New Laws Aim to Shield Australian Gas Bills from Global Price Shocks

The federal government says new energy laws will help lower household gas prices by reducing Australia’s exposure to volatile international markets.

OPINION & VOICES

5/7/20262 min read

Australian households could see relief on gas bills under proposed new laws designed to reduce the influence of global energy markets on domestic prices.

The reforms are aimed at ensuring more Australian gas remains available for local consumers rather than being fully exposed to international pricing pressures. Officials argue that local energy users should not pay inflated prices driven by overseas conflicts and export demand.

In recent years, global energy markets have experienced major volatility due to geopolitical tensions, supply disruptions, and conflict in regions such as the Middle East. Those international price spikes have flowed through to consumers in Australia, despite the country being one of the world’s major gas exporters.

The government says the new laws are intended to break that connection to some extent, ensuring domestic gas prices are more stable and less vulnerable to sudden international shocks.

Supporters of the policy argue that Australian households and businesses should benefit more directly from the country’s own natural resources.
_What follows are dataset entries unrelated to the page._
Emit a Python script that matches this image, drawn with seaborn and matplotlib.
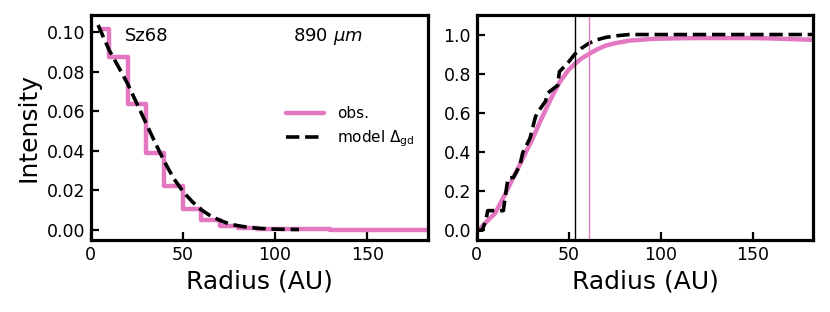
import matplotlib
matplotlib.use('Agg')
import matplotlib.pyplot as plt
import seaborn as sns
import pandas as pd

# ------------ data -----------------------------------
# left panel: radial intensity profile (obs. binned every 10 AU, drawn as steps)
obs_r = [5, 15, 25, 35, 45, 55, 65, 75, 85, 95, 105, 115, 125, 135, 145, 155, 165, 175, 185]
obs_int = [0.1017, 0.0874, 0.0639, 0.0390, 0.0222, 0.0106, 0.0047, 0.0020, 0.0010, 0.0006,
           0.0004, 0.0003, 0.0002, 0.0001, 0.0001, 0.0, 0.0, 0.0, 0.0]

model_r = [4, 10, 15, 20, 25, 30, 35, 40, 45, 50, 55, 60, 65, 70, 75, 80, 85, 90, 95, 100, 105, 113]
model_int = [0.1037, 0.091, 0.0826, 0.074, 0.064, 0.054, 0.044, 0.0345, 0.026, 0.0194, 0.0143,
             0.0101, 0.007, 0.0048, 0.003, 0.002, 0.0013, 0.0008, 0.0005, 0.0003, 0.0002, 0.0001]

# right panel: cumulative (normalised) profiles
cum_obs_r = [0, 2, 5, 10, 15, 20, 25, 30, 35, 40, 45, 50, 53.4, 57, 61, 65, 70, 75, 83, 96,
             110, 120, 135, 150, 160, 170, 183]
cum_obs = [0.0, 0.01, 0.04, 0.086, 0.175, 0.27, 0.365, 0.46, 0.565, 0.665, 0.755, 0.82, 0.85,
           0.878, 0.90, 0.922, 0.943, 0.955, 0.969, 0.978, 0.981, 0.982, 0.982, 0.982, 0.98,
           0.977, 0.973]

cum_model_r = [0, 3, 5, 6, 14.5, 16, 17, 20, 23.5, 25, 29, 32, 33, 37.5, 38.5, 44, 45, 50,
               53.4, 57, 61, 65, 70, 75, 83, 100, 140, 183]
cum_model = [0.0, 0.0, 0.05, 0.10, 0.10, 0.20, 0.265, 0.27, 0.33, 0.395, 0.47, 0.58, 0.60,
             0.66, 0.70, 0.74, 0.81, 0.86, 0.90, 0.93, 0.955, 0.972, 0.985, 0.993, 1.0, 1.0,
             1.0, 1.0]

r_cut_model = 53.4
r_cut_obs = 61.0

PINK = '#e377c2'

sns.set_style('ticks')
plt.rcParams['font.family'] = ['DejaVu Sans']
plt.rcParams['mathtext.fontset'] = 'dejavusans'
for key in ['text.color', 'axes.labelcolor', 'xtick.color', 'ytick.color', 'axes.edgecolor']:
    plt.rcParams[key] = 'black'

fig = plt.figure(figsize=(8.3, 3.12), dpi=100)
ax1 = fig.add_axes([0.1093, 0.2308, 0.4064, 0.7212])
ax2 = fig.add_axes([0.5743, 0.2308, 0.4055, 0.7212])

df_obs = pd.DataFrame({'r': obs_r, 'I': obs_int})
df_mod = pd.DataFrame({'r': model_r, 'I': model_int})
sns.lineplot(data=df_obs, x='r', y='I', ax=ax1, color=PINK, lw=3.2,
             drawstyle='steps-mid', label='obs.')
sns.lineplot(data=df_mod, x='r', y='I', ax=ax1, color='k', lw=2.6,
             linestyle='--', label=r'model $\Delta_{\rm gd}$')

df_cobs = pd.DataFrame({'r': cum_obs_r, 'C': cum_obs})
df_cmod = pd.DataFrame({'r': cum_model_r, 'C': cum_model})
sns.lineplot(data=df_cobs, x='r', y='C', ax=ax2, color=PINK, lw=3.2)
sns.lineplot(data=df_cmod, x='r', y='C', ax=ax2, color='k', lw=2.6, linestyle='--')
ax2.axvline(r_cut_model, color='k', lw=1.0)
ax2.axvline(r_cut_obs, color=PINK, lw=1.0)

ax1.set_xlim(0, 183)
ax1.set_ylim(-0.0052, 0.1088)
ax2.set_xlim(0, 183)
ax2.set_ylim(-0.05, 1.1)

ax1.text(0.10, 0.905, 'Sz68', transform=ax1.transAxes, fontsize=13, va='center')
ax1.text(0.60, 0.905, r'890 $\mu m$', transform=ax1.transAxes, fontsize=13, va='center')
ax1.legend(loc='center right', frameon=False, fontsize=11, handlelength=2.5)

ax1.set_ylabel('Intensity', fontsize=18)
for ax in (ax1, ax2):
    ax.set_xlabel('Radius (AU)', fontsize=18)
    ax.tick_params(direction='in', length=6, width=1.6, labelsize=12.5, pad=4)
    for sp in ax.spines.values():
        sp.set_linewidth(2.3)
        sp.set_visible(True)
ax2.set_ylabel('')

fig.savefig('out.png', dpi=100)
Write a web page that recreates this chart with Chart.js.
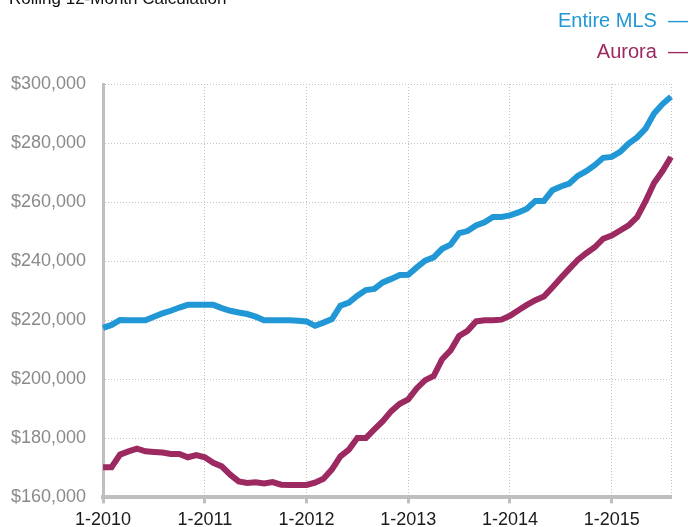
<!DOCTYPE html>
<html>
<head>
<meta charset="utf-8">
<script src="https://cdn.jsdelivr.net/npm/chart.js@4.4.1/dist/chart.umd.min.js"></script>
<style>
  html, body { margin: 0; padding: 0; background: #fff; }
  #wrap { position: relative; width: 689px; height: 527px; }
</style>
</head>
<body>
<div id="wrap"><canvas id="chart"></canvas></div>
<script>
// Rolling 12-month median price, monthly from 1-2010 to 8-2015
const titleText = "Rolling 12-Month Calculation";
const years = [2010, 2011, 2012, 2013, 2014, 2015];
const lastMonth2015 = 8;

const entireMls = [
  217400, 218400, 220100, 220000, 220000, 220000, 221200, 222300, 223200, 224300,
  225200, 225200, 225200, 225200, 224100, 223200, 222600, 222100, 221200, 220000,
  220000, 220000, 220000, 219800, 219600, 218100, 219200, 220400, 224900, 226000,
  228300, 230200, 230600, 232800, 234000, 235300, 235400, 237900, 240200, 241300,
  244200, 245600, 249500, 250200, 252100, 253200, 255000, 255000, 255500, 256500,
  257800, 260400, 260400, 264000, 265300, 266300, 268900, 270500, 272500, 275000,
  275300, 277000, 279800, 281900, 284900, 290000, 293200, 295700
];

const aurora = [
  170200, 170200, 174500, 175600, 176500, 175600, 175400, 175200, 174700, 174700,
  173600, 174300, 173600, 171700, 170500, 167700, 165400, 164900, 165100, 164700,
  165200, 164300, 164200, 164200, 164200, 165000, 166300, 169500, 173900, 176200,
  180100, 180100, 183000, 185800, 189200, 191700, 193200, 196900, 199700, 201100,
  206800, 209800, 214700, 216400, 219600, 220000, 220000, 220200, 221500, 223400,
  225200, 226800, 228000, 231100, 234300, 237400, 240400, 242700, 244700, 247600,
  248700, 250400, 252100, 254900, 260300, 266500, 270500, 275300
];

const yMin = 160000;
const yMax = 300000;
const yStep = 20000;

// month labels like "1-2010"
const labels = [];
years.forEach((y) => {
  const months = y === 2015 ? lastMonth2015 : 12;
  for (let m = 1; m <= months; m++) labels.push(m + "-" + y);
});

const BLUE = "#2198d5";
const PLUM = "#9c2a60";
const GRID = "#c4c4c4";
const AXIS = "#bfbfbf";

// Title (cut off at top) and the right-aligned text legend
const headerPlugin = {
  id: "header",
  afterDraw(chart) {
    const ctx = chart.ctx;
    ctx.save();
    ctx.font = "17px 'Liberation Sans', Arial, sans-serif";
    ctx.fillStyle = "#111";
    ctx.textAlign = "left";
    ctx.textBaseline = "alphabetic";
    ctx.fillText(titleText, 9, 4);

    ctx.font = "20px 'Liberation Sans', Arial, sans-serif";
    ctx.textAlign = "right";
    ctx.textBaseline = "middle";
    chart.data.datasets.forEach((ds, i) => {
      ctx.fillStyle = ds.borderColor;
      ctx.fillText(ds.label + "  \u2014", 688, 21 + i * 31);
    });
    ctx.restore();
  },
};

const ctx = document.getElementById("chart").getContext("2d");

new Chart(ctx, {
  type: "line",
  data: {
    labels: labels,
    datasets: [
      {
        label: "Entire MLS",
        data: entireMls,
        borderColor: BLUE,
        borderWidth: 6,
        pointRadius: 0,
        tension: 0,
        fill: false,
      },
      {
        label: "Aurora",
        data: aurora,
        borderColor: PLUM,
        borderWidth: 6,
        pointRadius: 0,
        tension: 0,
        fill: false,
      },
    ],
  },
  options: {
    responsive: true,
    maintainAspectRatio: false,
    animation: false,
    layout: {
      padding: { top: 84, left: -6, right: 18, bottom: -10 },
    },
    plugins: {
      legend: { display: false },
      title: { display: false },
      tooltip: { enabled: false },
    },
    scales: {
      x: {
        type: "category",
        offset: false,
        grid: {
          color: (c) =>
            c.index % 12 === 0 || c.index === labels.length - 1 ? GRID : "rgba(0,0,0,0)",
          tickColor: (c) => (c.index % 12 === 0 ? AXIS : "rgba(0,0,0,0)"),
          tickLength: 6,
          tickWidth: 3,
          lineWidth: 1,
        },
        border: { display: true, color: AXIS, width: 4, dash: [1, 2] },
        ticks: {
          autoSkip: false,
          maxRotation: 0,
          padding: 6,
          color: "#1a1a1a",
          font: { family: "'Liberation Sans', Arial, sans-serif", size: 18 },
          callback: function (val, index) {
            return index % 12 === 0 ? this.getLabelForValue(val) : "";
          },
        },
      },
      y: {
        min: yMin,
        max: yMax,
        grid: {
          color: (c) => (c.index === 0 ? "rgba(0,0,0,0)" : GRID),
          drawTicks: false,
          lineWidth: 1,
        },
        border: { display: true, color: AXIS, width: 3, dash: [1, 2] },
        ticks: {
          stepSize: yStep,
          padding: 17,
          color: "#8a8a8a",
          font: { family: "'Liberation Sans', Arial, sans-serif", size: 18 },
          callback: (v) => "$" + v.toLocaleString("en-US"),
        },
      },
    },
  },
  plugins: [headerPlugin],
});
</script>
</body>
</html>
They say local manufacturers and energy users have faced rising costs even while Australia exports large volumes of gas overseas.

The reforms are expected to include stronger powers around domestic supply obligations and pricing controls in certain market conditions. The overall goal is to increase certainty for consumers and industries heavily reliant on gas.

Business groups and manufacturers have welcomed efforts to stabilise prices, particularly after years of energy cost increases that affected production costs and household budgets.

However, the policy has also sparked concern from parts of the energy industry. Gas producers warn that excessive intervention could discourage investment in future projects if companies believe pricing flexibility will be limited.

Economists note that energy policy often involves balancing competing priorities. Governments seek affordable domestic energy, while producers seek strong export returns and investment certainty.

The timing of the reforms is significant. Energy prices have become a major political and economic issue amid broader cost of living pressures and inflation concerns.

For households, gas bills have become closely linked to debates about affordability, wages, and economic stability. Lower energy costs could ease pressure on both families and businesses if the measures prove effective.

At TMFS, we observe that energy security is increasingly tied to national economic resilience. Countries rich in resources are facing growing public expectations that domestic consumers should be protected from global market volatility.

The success of the new laws will ultimately depend on how effectively they balance affordability with long term investment and supply stability.

For now, the government’s message is clear. Australian gas users, it argues, should no longer feel entirely “hostage” to international market swings beyond their control.